# TO DO:
Omit all images, then return the remaining material exactly as it stands.

# # # # #

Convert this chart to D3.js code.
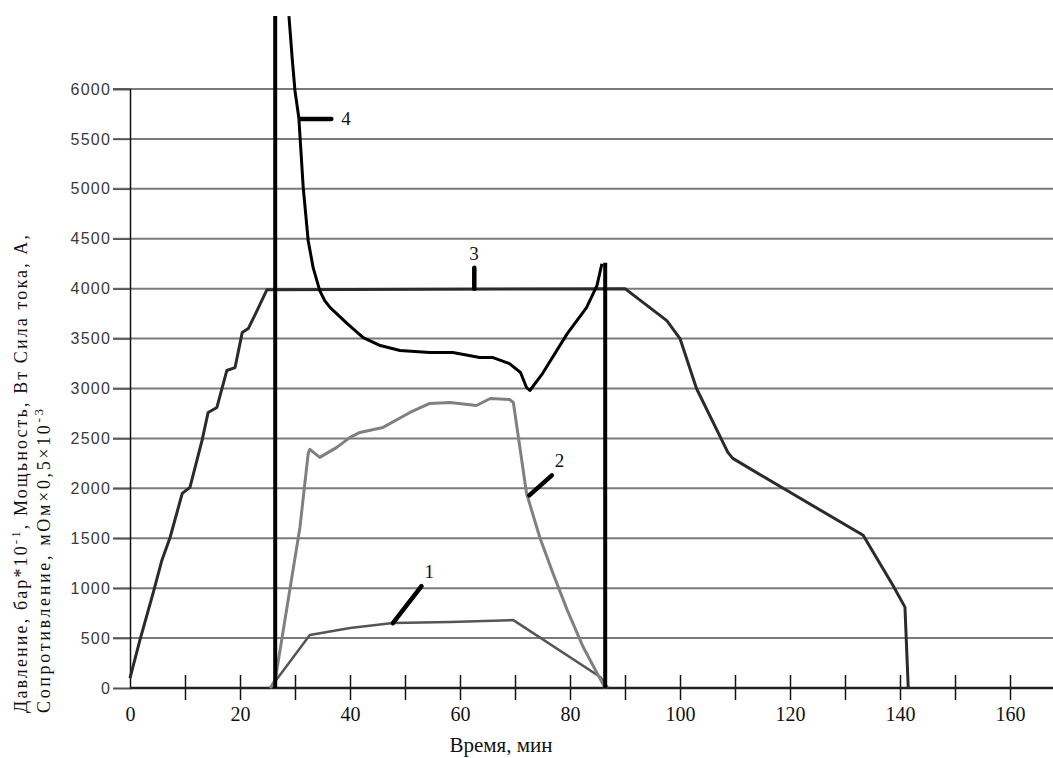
<!DOCTYPE html>
<html>
<head>
<meta charset="utf-8">
<script src="https://cdn.jsdelivr.net/npm/d3@7"></script>
<style>
  body { margin: 0; background: #fff; }
  svg { display: block; }
  .serif { font-family: "Liberation Serif", "DejaVu Serif", "Times New Roman", serif; }
</style>
</head>
<body>
<svg width="1053" height="758"></svg>
<script>
// time, min / value
var current = [[25.5,0],[32.7,530],[40,600],[47.8,650],[58.2,660],[69.7,680],[85.5,110],[86.9,0]];

var power = [[25.5,0],[26.4,80],[30.9,1610],[32.4,2350],[32.7,2390],[34.5,2310],[37.6,2410],[40,2510],
  [41.8,2560],[46,2610],[50.9,2760],[54.5,2850],[58.2,2860],[63,2830],[65.5,2900],[69,2890],[69.7,2860],
  [72.1,1950],[74.5,1510],[76.9,1150],[79.5,780],[82.4,410],[84.9,150],[86.4,0]];

var pressure = [[0,100],[1.8,480],[4.2,950],[5.8,1280],[7.3,1510],[9.5,1950],[10.9,2010],[13.1,2480],
  [14.2,2760],[15.8,2810],[17.6,3180],[19.1,3210],[20.4,3560],[21.5,3600],[23.1,3780],[24.9,3990],
  [90,4000],[97.6,3680],[100,3500],[103,3000],[108.7,2360],[109.6,2300],[120,1960],[133.3,1530],
  [138.7,1030],[140.9,810],[141.5,0]];

var resistance = [[28.9,6730],[29.5,6300],[30,5980],[30.7,5710],[31.5,5010],[32.4,4480],[33.3,4210],
  [34.5,3980],[35.4,3880],[36.4,3810],[39.5,3650],[42.4,3510],[45.5,3430],[49.1,3380],[54.5,3360],
  [58.7,3360],[63.6,3310],[66,3310],[69,3250],[71,3160],[72.1,3010],[72.7,2980],[75,3150],[79.5,3550],
  [83,3810],[84.9,4030],[85.8,4250]];

// vertical bars at start / end of the process
var verticals = [[26.4,6730],[86.4,4260]];

// curve labels: number, point on curve, end of leader
var labels = [
  {name:"1", from:[47.8,650], to:[53,1020]},
  {name:"2", from:[72.6,1930], to:[76.7,2130]},
  {name:"3", from:[62.6,4000], to:[62.6,4210]},
  {name:"4", from:[31.0,5700], to:[36.6,5700]}
];

var yTicks = d3.range(0, 6001, 500);
var xTicks = d3.range(0, 171, 10);

var svg = d3.select("svg");

var x = d3.scaleLinear().domain([0, 170]).range([130, 1065]);
var y = d3.scaleLinear().domain([0, 6000]).range([688, 89]);

// horizontal grid
svg.append("g")
  .selectAll("line")
  .data(yTicks.filter(function(d) { return d > 0; }))
  .enter().append("line")
  .attr("x1", 113).attr("x2", 1053)
  .attr("y1", function(d) { return y(d); })
  .attr("y2", function(d) { return y(d); })
  .attr("stroke", "#7a7a7a")
  .attr("stroke-width", 2);

// y axis
var yAxis = svg.append("g")
  .attr("transform", "translate(130,0)")
  .call(d3.axisLeft(y).tickValues(yTicks).tickSize(17).tickFormat(d3.format("d")))
  .attr("font-family", "'Liberation Sans', Arial, sans-serif")
  .attr("font-size", 16);
yAxis.select(".domain").attr("stroke", "#111").attr("stroke-width", 1.5);
yAxis.selectAll(".tick line").attr("stroke", "#555").attr("stroke-width", 1.5);
yAxis.selectAll(".tick text")
  .attr("x", -19)
  .attr("fill", "#3a3a3a")
  .style("letter-spacing", "1.2px");

// x axis
var xAxis = svg.append("g")
  .attr("transform", "translate(0," + y(0) + ")")
  .call(d3.axisBottom(x).tickValues(xTicks).tickSize(12)
    .tickFormat(function(d) { return d % 20 === 0 ? d : ""; }))
  .attr("font-family", null)
  .attr("font-size", 20)
  .attr("class", "serif");
xAxis.select(".domain").remove();
xAxis.append("line")
  .attr("x1", 130).attr("x2", 1053)
  .attr("stroke", "#222").attr("stroke-width", 2.5);
xAxis.selectAll(".tick line")
  .attr("y1", -13).attr("y2", 12)
  .attr("stroke", "#111").attr("stroke-width", 1.5)
  .filter(function(d) { return d === 0; }).remove();
xAxis.selectAll(".tick text")
  .attr("y", 19)
  .attr("fill", "#111");

var line = d3.line()
  .x(function(d) { return x(d[0]); })
  .y(function(d) { return y(d[1]); });

function curve(data, color, w) {
  svg.append("path")
    .datum(data)
    .attr("d", line)
    .attr("fill", "none")
    .attr("stroke", color)
    .attr("stroke-width", w)
    .attr("stroke-linejoin", "round");
}

curve(current, "#555", 2.5);
curve(power, "#808080", 3);
curve(pressure, "#2b2b2b", 3);
curve(resistance, "#000", 3);

svg.append("g")
  .selectAll("line")
  .data(verticals)
  .enter().append("line")
  .attr("x1", function(d) { return x(d[0]); })
  .attr("x2", function(d) { return x(d[0]); })
  .attr("y1", function(d) { return y(d[1]); })
  .attr("y2", y(0))
  .attr("stroke", "#000")
  .attr("stroke-width", 4);

// leaders and numbers
var lab = svg.append("g").attr("class", "serif");
lab.selectAll("line")
  .data(labels)
  .enter().append("line")
  .attr("x1", function(d) { return x(d.from[0]); })
  .attr("y1", function(d) { return y(d.from[1]); })
  .attr("x2", function(d) { return x(d.to[0]); })
  .attr("y2", function(d) { return y(d.to[1]); })
  .attr("stroke", "#000")
  .attr("stroke-width", 4.5)
  .attr("stroke-linecap", "round");
lab.selectAll("text")
  .data(labels)
  .enter().append("text")
  .attr("x", function(d) { return x(d.to[0]) + (d.name === "4" ? 10 : (d.name === "3" ? -5 : 3)); })
  .attr("y", function(d) { return y(d.to[1]) + (d.name === "4" ? 6 : -8); })
  .attr("fill", "#111")
  .attr("font-size", 19)
  .text(function(d) { return d.name; });

// axis titles
svg.append("text")
  .attr("class", "serif")
  .attr("x", 501).attr("y", 752)
  .attr("text-anchor", "middle")
  .attr("fill", "#111")
  .attr("font-size", 21)
  .text("Время, мин");

var yt = svg.append("g")
  .attr("class", "serif")
  .attr("font-size", 18)
  .attr("fill", "#111");

var t1 = yt.append("text").attr("transform", "translate(27,713) rotate(-90)")
  .attr("textLength", 478).attr("lengthAdjust", "spacing");
t1.append("tspan").text("Давление, бар*10");
t1.append("tspan").attr("dy", -7).attr("font-size", 13).text("-1");
t1.append("tspan").attr("dy", 7).text(", Мощьность, Вт  Сила тока, А,");

var t2 = yt.append("text").attr("transform", "translate(50,713) rotate(-90)")
  .attr("textLength", 304).attr("lengthAdjust", "spacing");
t2.append("tspan").text("Сопротивление, мОм×0,5×10");
t2.append("tspan").attr("dy", -7).attr("font-size", 13).text("-3");
</script>
</body>
</html>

# # # # #

# FULL RESPONSE:
Convert this chart to D3.js code.
<!DOCTYPE html>
<html>
<head>
<meta charset="utf-8">
<script src="https://cdn.jsdelivr.net/npm/d3@7"></script>
<style>
  body { margin: 0; background: #fff; }
  svg { display: block; }
  .serif { font-family: "Liberation Serif", "DejaVu Serif", "Times New Roman", serif; }
</style>
</head>
<body>
<svg width="1053" height="758"></svg>
<script>
// time, min / value
var current = [[25.5,0],[32.7,530],[40,600],[47.8,650],[58.2,660],[69.7,680],[85.5,110],[86.9,0]];

var power = [[25.5,0],[26.4,80],[30.9,1610],[32.4,2350],[32.7,2390],[34.5,2310],[37.6,2410],[40,2510],
  [41.8,2560],[46,2610],[50.9,2760],[54.5,2850],[58.2,2860],[63,2830],[65.5,2900],[69,2890],[69.7,2860],
  [72.1,1950],[74.5,1510],[76.9,1150],[79.5,780],[82.4,410],[84.9,150],[86.4,0]];

var pressure = [[0,100],[1.8,480],[4.2,950],[5.8,1280],[7.3,1510],[9.5,1950],[10.9,2010],[13.1,2480],
  [14.2,2760],[15.8,2810],[17.6,3180],[19.1,3210],[20.4,3560],[21.5,3600],[23.1,3780],[24.9,3990],
  [90,4000],[97.6,3680],[100,3500],[103,3000],[108.7,2360],[109.6,2300],[120,1960],[133.3,1530],
  [138.7,1030],[140.9,810],[141.5,0]];

var resistance = [[28.9,6730],[29.5,6300],[30,5980],[30.7,5710],[31.5,5010],[32.4,4480],[33.3,4210],
  [34.5,3980],[35.4,3880],[36.4,3810],[39.5,3650],[42.4,3510],[45.5,3430],[49.1,3380],[54.5,3360],
  [58.7,3360],[63.6,3310],[66,3310],[69,3250],[71,3160],[72.1,3010],[72.7,2980],[75,3150],[79.5,3550],
  [83,3810],[84.9,4030],[85.8,4250]];

// vertical bars at start / end of the process
var verticals = [[26.4,6730],[86.4,4260]];

// curve labels: number, point on curve, end of leader
var labels = [
  {name:"1", from:[47.8,650], to:[53,1020]},
  {name:"2", from:[72.6,1930], to:[76.7,2130]},
  {name:"3", from:[62.6,4000], to:[62.6,4210]},
  {name:"4", from:[31.0,5700], to:[36.6,5700]}
];

var yTicks = d3.range(0, 6001, 500);
var xTicks = d3.range(0, 171, 10);

var svg = d3.select("svg");

var x = d3.scaleLinear().domain([0, 170]).range([130, 1065]);
var y = d3.scaleLinear().domain([0, 6000]).range([688, 89]);

// horizontal grid
svg.append("g")
  .selectAll("line")
  .data(yTicks.filter(function(d) { return d > 0; }))
  .enter().append("line")
  .attr("x1", 113).attr("x2", 1053)
  .attr("y1", function(d) { return y(d); })
  .attr("y2", function(d) { return y(d); })
  .attr("stroke", "#7a7a7a")
  .attr("stroke-width", 2);

// y axis
var yAxis = svg.append("g")
  .attr("transform", "translate(130,0)")
  .call(d3.axisLeft(y).tickValues(yTicks).tickSize(17).tickFormat(d3.format("d")))
  .attr("font-family", "'Liberation Sans', Arial, sans-serif")
  .attr("font-size", 16);
yAxis.select(".domain").attr("stroke", "#111").attr("stroke-width", 1.5);
yAxis.selectAll(".tick line").attr("stroke", "#555").attr("stroke-width", 1.5);
yAxis.selectAll(".tick text")
  .attr("x", -19)
  .attr("fill", "#3a3a3a")
  .style("letter-spacing", "1.2px");

// x axis
var xAxis = svg.append("g")
  .attr("transform", "translate(0," + y(0) + ")")
  .call(d3.axisBottom(x).tickValues(xTicks).tickSize(12)
    .tickFormat(function(d) { return d % 20 === 0 ? d : ""; }))
  .attr("font-family", null)
  .attr("font-size", 20)
  .attr("class", "serif");
xAxis.select(".domain").remove();
xAxis.append("line")
  .attr("x1", 130).attr("x2", 1053)
  .attr("stroke", "#222").attr("stroke-width", 2.5);
xAxis.selectAll(".tick line")
  .attr("y1", -13).attr("y2", 12)
  .attr("stroke", "#111").attr("stroke-width", 1.5)
  .filter(function(d) { return d === 0; }).remove();
xAxis.selectAll(".tick text")
  .attr("y", 19)
  .attr("fill", "#111");

var line = d3.line()
  .x(function(d) { return x(d[0]); })
  .y(function(d) { return y(d[1]); });

function curve(data, color, w) {
  svg.append("path")
    .datum(data)
    .attr("d", line)
    .attr("fill", "none")
    .attr("stroke", color)
    .attr("stroke-width", w)
    .attr("stroke-linejoin", "round");
}

curve(current, "#555", 2.5);
curve(power, "#808080", 3);
curve(pressure, "#2b2b2b", 3);
curve(resistance, "#000", 3);

svg.append("g")
  .selectAll("line")
  .data(verticals)
  .enter().append("line")
  .attr("x1", function(d) { return x(d[0]); })
  .attr("x2", function(d) { return x(d[0]); })
  .attr("y1", function(d) { return y(d[1]); })
  .attr("y2", y(0))
  .attr("stroke", "#000")
  .attr("stroke-width", 4);

// leaders and numbers
var lab = svg.append("g").attr("class", "serif");
lab.selectAll("line")
  .data(labels)
  .enter().append("line")
  .attr("x1", function(d) { return x(d.from[0]); })
  .attr("y1", function(d) { return y(d.from[1]); })
  .attr("x2", function(d) { return x(d.to[0]); })
  .attr("y2", function(d) { return y(d.to[1]); })
  .attr("stroke", "#000")
  .attr("stroke-width", 4.5)
  .attr("stroke-linecap", "round");
lab.selectAll("text")
  .data(labels)
  .enter().append("text")
  .attr("x", function(d) { return x(d.to[0]) + (d.name === "4" ? 10 : (d.name === "3" ? -5 : 3)); })
  .attr("y", function(d) { return y(d.to[1]) + (d.name === "4" ? 6 : -8); })
  .attr("fill", "#111")
  .attr("font-size", 19)
  .text(function(d) { return d.name; });

// axis titles
svg.append("text")
  .attr("class", "serif")
  .attr("x", 501).attr("y", 752)
  .attr("text-anchor", "middle")
  .attr("fill", "#111")
  .attr("font-size", 21)
  .text("Время, мин");

var yt = svg.append("g")
  .attr("class", "serif")
  .attr("font-size", 18)
  .attr("fill", "#111");

var t1 = yt.append("text").attr("transform", "translate(27,713) rotate(-90)")
  .attr("textLength", 478).attr("lengthAdjust", "spacing");
t1.append("tspan").text("Давление, бар*10");
t1.append("tspan").attr("dy", -7).attr("font-size", 13).text("-1");
t1.append("tspan").attr("dy", 7).text(", Мощьность, Вт  Сила тока, А,");

var t2 = yt.append("text").attr("transform", "translate(50,713) rotate(-90)")
  .attr("textLength", 304).attr("lengthAdjust", "spacing");
t2.append("tspan").text("Сопротивление, мОм×0,5×10");
t2.append("tspan").attr("dy", -7).attr("font-size", 13).text("-3");
</script>
</body>
</html>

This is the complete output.